Some context is necessary for both why one would want to approach a polemic against Murray Bookchin and my own background in this debate.   In 1996, I was still running ‘zines in a small town in Georgia in High School, having been politicized as a teen largely in the vein of Chomsky and Jello Biafra, I had been folllowing the debates in anarchism without truly understanding them.  I feel about the two polemics and was turned off by the tone and ad hominems of both; however, the urgency and seemingly scientific of Bookchin appealed to me.  I realized, however, that Bookchin’s developments were problematic overtime, and when I re-read him, the moralism overshadowed the talk of technological developments. Furthermore, while post-leftism in the main did not impress me, Bob Black’s arguments are stronger than I originally thought. Now, however, we have Ursula K. Le Guin writing prefaces to new editions of Bookchin’s work and experiments in Kurdistan by former Stalinist who have been attracted to Bookchin. Ironically, getting endorsements from the larger anarchist community post-Occupy, often somewhat uncritically.  Such developments are not new in anarchism, which has as strained relationship to both Marxism and nationalism–often actding repealed and attracted.  Platformists still predominantly use Maxist political economy, and anarchists from Bakunin to Shin Chae-ho have found racial nationalism harder to drop than the state. Bookchin definitely did not fall into the later, but grativated towards a highly managerial municipalism based off of technology and “direct” democracy.

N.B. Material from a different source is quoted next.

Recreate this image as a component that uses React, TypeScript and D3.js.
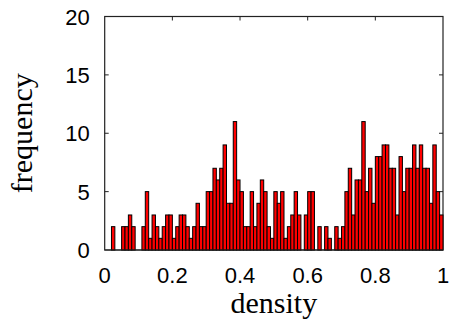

While often hilarious, Black’s digs are sometimes irrelevant or personal, however, he does illustrate that the “development” of Bookchin’s thought had put him in direct contradiction with his earlier writings, and often in a way that mimicked that Marxists that Bookchin made his reputation criticizing.  Now, Black can get lost chopping down trees and missing the forest in his glee on exposing inconsistencies in defense of his friends, but polemics from the 1970s conflicting with polemics from the 1990s of a man who is now dead over a decade can seem boring.  Like many of Marx’s polemics agianst the other Hegelians, it is interesting for notes on both thinkers developments, but not directly relevant to anything currently. It does, however, make one wonder why so few people called Bookchin to account to explain his developments. An honest person may change his or her mind, but never without a proper accounting.

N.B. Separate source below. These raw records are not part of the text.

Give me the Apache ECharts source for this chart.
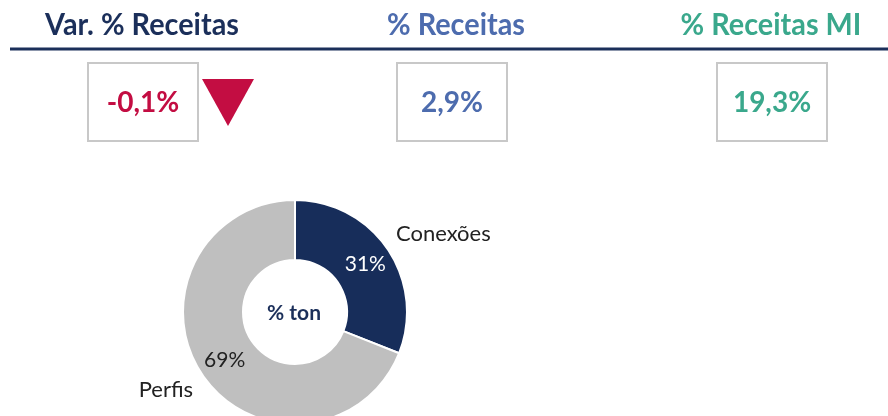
<!DOCTYPE html>
<html>
<head>
<meta charset="utf-8">
<script src="https://cdn.jsdelivr.net/npm/echarts@6/dist/echarts.min.js"></script>
<style>
  html, body { margin: 0; padding: 0; background: #fff; }
  #chart { width: 888px; height: 416px; }
</style>
</head>
<body>
<div id="chart"></div>
<script>
// indicadores do topo
const kpiTitles = ['Var. % Receitas', '% Receitas', '% Receitas MI'];
const kpiValues = ['-0,1%', '2,9%', '19,3%'];
const kpiColors = ['#c30d42', '#4d6cae', '#3aa88c'];
const titleColors = ['#1b2f5a', '#4d6cae', '#3aa88c'];

// donut % ton
const pieNames = ['Conexões', 'Perfis'];
const pieValues = [31, 69];
const pieColors = ['#172d5a', '#bfbfbf'];

const FONT = 'Lato, "Open Sans", sans-serif';
const titleX = [142, 456, 771];
const boxX = [88, 397, 717];

const chart = echarts.init(document.getElementById('chart'));

let graphics = [];
kpiTitles.forEach((t, i) => {
  graphics.push({
    type: 'text', x: titleX[i], y: 25, scaleX: 0.93,
    style: { text: t, fill: titleColors[i], font: 'bold 31px ' + FONT, textAlign: 'center', textVerticalAlign: 'middle' }
  });
  graphics.push({
    type: 'rect', shape: { x: boxX[i], y: 63, width: 110, height: 78 },
    style: { fill: '#fff', stroke: '#c8c8c8', lineWidth: 2 }
  });
  graphics.push({
    type: 'text', x: boxX[i] + 55, y: 103,
    style: { text: kpiValues[i], fill: kpiColors[i], font: 'bold 28px ' + FONT, textAlign: 'center', textVerticalAlign: 'middle' }
  });
});
// linha do cabeçalho
graphics.push({
  type: 'line', shape: { x1: 10, y1: 49, x2: 888, y2: 49 },
  style: { stroke: '#1b2f5a', lineWidth: 3 }
});
// seta de queda
graphics.push({
  type: 'polygon', shape: { points: [[202, 79], [254, 79], [228, 126]] },
  style: { fill: '#c30d42' }
});
// texto central
graphics.push({
  type: 'text', x: 294, y: 313,
  style: { text: '% ton', fill: '#1b2f5a', font: 'bold 21px ' + FONT, textAlign: 'center', textVerticalAlign: 'middle' }
});

const pieData = pieNames.map((n, i) => ({ name: n, value: pieValues[i], itemStyle: { color: pieColors[i] } }));

chart.setOption({
  animation: false,
  graphic: graphics,
  series: [
    {
      type: 'pie',
      center: [295, 312],
      radius: [52, 112],
      startAngle: 90,
      clockwise: true,
      itemStyle: { borderColor: '#fff', borderWidth: 2 },
      label: {
        position: 'inside',
        formatter: p => p.value + '%',
        fontFamily: FONT,
        fontSize: 21,
        color: '#fff'
      },
      data: pieData.map((d, i) => Object.assign({}, d, i === 1 ? { label: { color: '#222' } } : {})),
      silent: true
    },
    {
      type: 'pie',
      center: [295, 312],
      radius: [52, 112],
      startAngle: 90,
      clockwise: true,
      itemStyle: { color: 'transparent', borderWidth: 0 },
      label: {
        position: 'outside',
        formatter: '{b}',
        fontFamily: FONT,
        fontSize: 22,
        color: '#222'
      },
      labelLine: { show: false, length: 27, length2: 0 },
      labelLayout: p => (p.dataIndex === 0 ? { dx: -19 } : { dx: 18 }),
      data: pieNames.map((n, i) => ({ name: n, value: pieValues[i] })),
      silent: true
    }
  ]
});
</script>
</body>
</html>
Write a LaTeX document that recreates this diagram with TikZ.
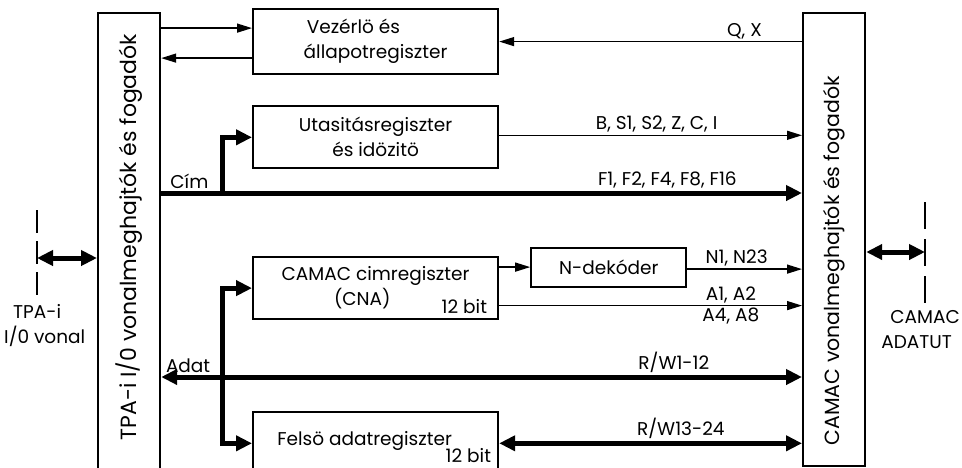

Black’s points, however, depart and develop at a larger critique of “leftism” from a point of view that acknowledges leftism was important in the development of anarchist thought. Now, I increasingly recoil from reifications of the political spectrum, but let’s assume here that Black is linking leftism to both liberal and socialist tendencies which are hostile to egoism.  This is not entirely new, as Situationists even defined their socialist in terms of selfish interests and not on any moral grounds of collective benefit and self-sacrifice.  Not only did they defend it, they laid at an argument which Black recapitulates:”someone who is in your movement not from selfish reasons cannot be trusted not to change their minds and randomly flutter from one ideology to another.  Black, however, implies that class or identity positions alone due not ensure that interest even if there is real oppression and/or expliotation aimed at that identity.

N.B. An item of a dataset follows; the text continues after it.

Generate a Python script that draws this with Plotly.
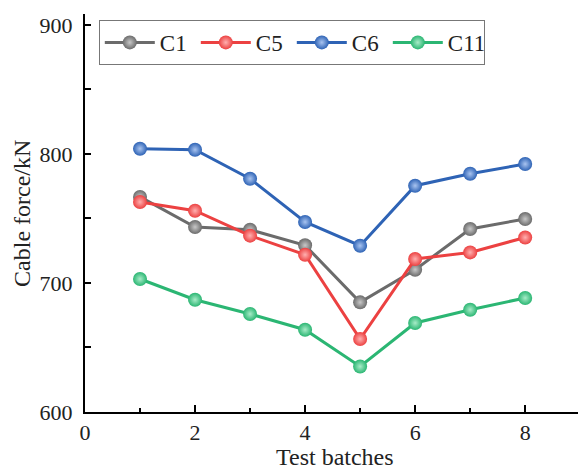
import plotly.graph_objects as go

batches = [1, 2, 3, 4, 5, 6, 7, 8]
c1 = [766.7, 743.4, 741.3, 729.2, 685.0, 710.3, 741.9, 749.6]
c5 = [762.8, 756.0, 736.7, 721.9, 656.6, 718.6, 723.7, 735.3]
c6 = [804.1, 803.3, 780.8, 747.3, 728.9, 775.4, 784.7, 792.2]
c11 = [703.1, 687.0, 676.0, 663.8, 635.3, 669.0, 679.3, 688.4]

series_names = ["C1", "C5", "C6", "C11"]
series_values = [c1, c5, c6, c11]
line_colors = ["#6b6b6b", "#ec4141", "#2e63b5", "#2bb673"]
center_colors = ["#c8c8c8", "#ffb0b0", "#a9c4f0", "#a8ecc8"]

FONT = "Liberation Serif"

fig = go.Figure()
for name, vals, lc, cc in zip(series_names, series_values, line_colors, center_colors):
    fig.add_trace(go.Scatter(
        x=batches, y=vals, name=name, mode="lines+markers",
        line=dict(color=lc, width=3),
        marker=dict(size=14, color=lc, line=dict(width=0),
                    gradient=dict(type="radial", color=cc)),
    ))

fig.update_layout(
    width=578, height=472,
    margin=dict(l=85, r=0, t=14, b=60, autoexpand=False),
    paper_bgcolor="white", plot_bgcolor="white",
    font=dict(family=FONT, size=22, color="#222"),
    showlegend=True,
    legend=dict(
        orientation="h", x=0.028, y=0.985, xanchor="left", yanchor="top",
        bordercolor="#777", borderwidth=1, bgcolor="white",
        font=dict(family=FONT, size=23, color="#222"),
        entrywidth=31, tracegroupgap=0, itemwidth=50,
    ),
    xaxis=dict(
        range=[0, 8.96], dtick=2, tick0=0, automargin=False,
        showline=True, linecolor="black", linewidth=2,
        ticks="inside", ticklen=7, tickwidth=2, tickcolor="black",
        minor=dict(dtick=1, ticks="inside", ticklen=4, tickwidth=2, tickcolor="black"),
        showgrid=False, zeroline=False,
        tickfont=dict(family=FONT, size=22, color="#222"),
    ),
    yaxis=dict(
        range=[600, 908.5], dtick=100, tick0=600, automargin=False,
        showline=True, linecolor="black", linewidth=2,
        ticks="inside", ticklen=6, tickwidth=2, tickcolor="black",
        minor=dict(dtick=50, ticks="inside", ticklen=6, tickwidth=2, tickcolor="black"),
        showgrid=False, zeroline=False,
        ticklabelstandoff=6,
        tickfont=dict(family=FONT, size=22, color="#222"),
    ),
    annotations=[
        dict(text="Cable force/kN", xref="paper", yref="paper", x=-0.128, y=0.5,
             xanchor="center", yanchor="middle", textangle=-90, showarrow=False,
             font=dict(family=FONT, size=24, color="#222")),
        dict(text="Test batches", xref="paper", yref="paper", x=0.507, y=-0.113,
             xanchor="center", yanchor="middle", showarrow=False,
             font=dict(family=FONT, size=24, color="#222")),
    ],
)

fig.write_html(
    "out.html",
    config={"displayModeBar": False},
    post_script="document.body.style.margin='0';document.body.style.overflow='hidden';",
)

Black’s other strong criticisms are not so much a defense of primitivism–which Black distances himself from without explicitly critiquing–but his pointing out that many of the assumptions of technological futurists and urbanists have a horrible track record. The prediction of labor saving technology to release us from labor has seemingly always increased labor.   Black points out that it did lessen the responsibilities of toil, even in the case of domestic work. Instead of compensating women for their domestic labor, the labor-saving technologies led to being expected to both both domestic and wage labor.  Black, who makes more than a few swipes at feminism which can make you wince a bit, does point out that he suspected that first forms of class oppression were actually sex-based and came from agricultural labor.  Black points out that he expected this trend to continue, and the entire structure of the economy since 1996 seems to vindicate him on this point.  Yes, perhaps, there COULD be a way around capitalist technology being used this way, but it does not follow that it necessarily will.  Black points out that most of the readings of hunter gather societies given in Bookchin actually don’t match many anthropologists studies of them, and that many of the statistical arguments were misleading and speculative.

Black’s critique of communitarian municipalism and (semi) direct democracy are more developed elsewhere, but they are key here too.  Black points out how exclusive and arbitrary Athenian democracy could be even by “progressive” standards.  There is little new there, but his points about the development of familial dominance even in the Swiss Cantons as well as their abilities to be socially restrictive are key.  Like many communists pointed out about syndicalism, involving more people in the production may mitigate some of the problems of work hierarchies, it by no means undoes it.   The same logic applies to direct democracy and federated states.

Now, there are a few points that Black doesn’t address which are telling. He doesn’t give his critique of primitivism nor does he acknowledge how far John Zerzan would take his arguments. (To be fair to Black, I actually can’t remember if Zerzan had attacked all abstract thought as civilizational reification by 1996). He does not address that there are three ways to read primitivism:  Primitivism as a necessity after an inevitable collapse (descriptive), primitivism as a vision to brought about by violence (normative), and primitivism as voluntary re-wilding (volunteeristic).  The later was the view of Jacque Camatte, but Zerzan seems to shift between normative and descriptive through the year. Furthermore, Zerzan has recently made polemics against Sternite anarchism which do seem to render his claim as normative.   Black then does not address the claims that normative primitivsim would require both a massive population die-off and a violence that would likely destory any foragable environs.  This is a pretty big lapse, but it would only apply to one reading of primitivism.  Bookchin slams all the arguments under mysticism as well, so its not really a point for Bookchin here entirely either. Furthermore, my classification schema is not used by primitivists themselves in any formal sense.

Lastly, one gets a feeling that Black was premature to announce the dominance of post-left trends in Leftism at the end.  Who can blame someone from aspirational predicting as Marxists, anarchists,  and other socialists have done this aspirationally since 1848. The social and historical context changed, making Black’s criticisms relevant again but, at least for now, leaving a lot of post-left anarchy in low print number books and the internet archive.  This is not Black’s fault, although Black did not write many books for many, many years after this polemic.  He has recently returned to Bookchin himself writing a 400-page analysis of Bookchin’s entire oeuvre.  Furthermore, most of the writing on this has gone in the minutiae of anarchist gossip: recriminations and denouncements far beyond what either Black or Bookchin engaged in litter the reviews.   While parts of this book are flawed, it is a very provocative book in a way that is smarter than it seems.  Leftists, Bookchinites, and even various kinds of Marxists would do well to deal with its arguments (and not the personalities that produced the debate.)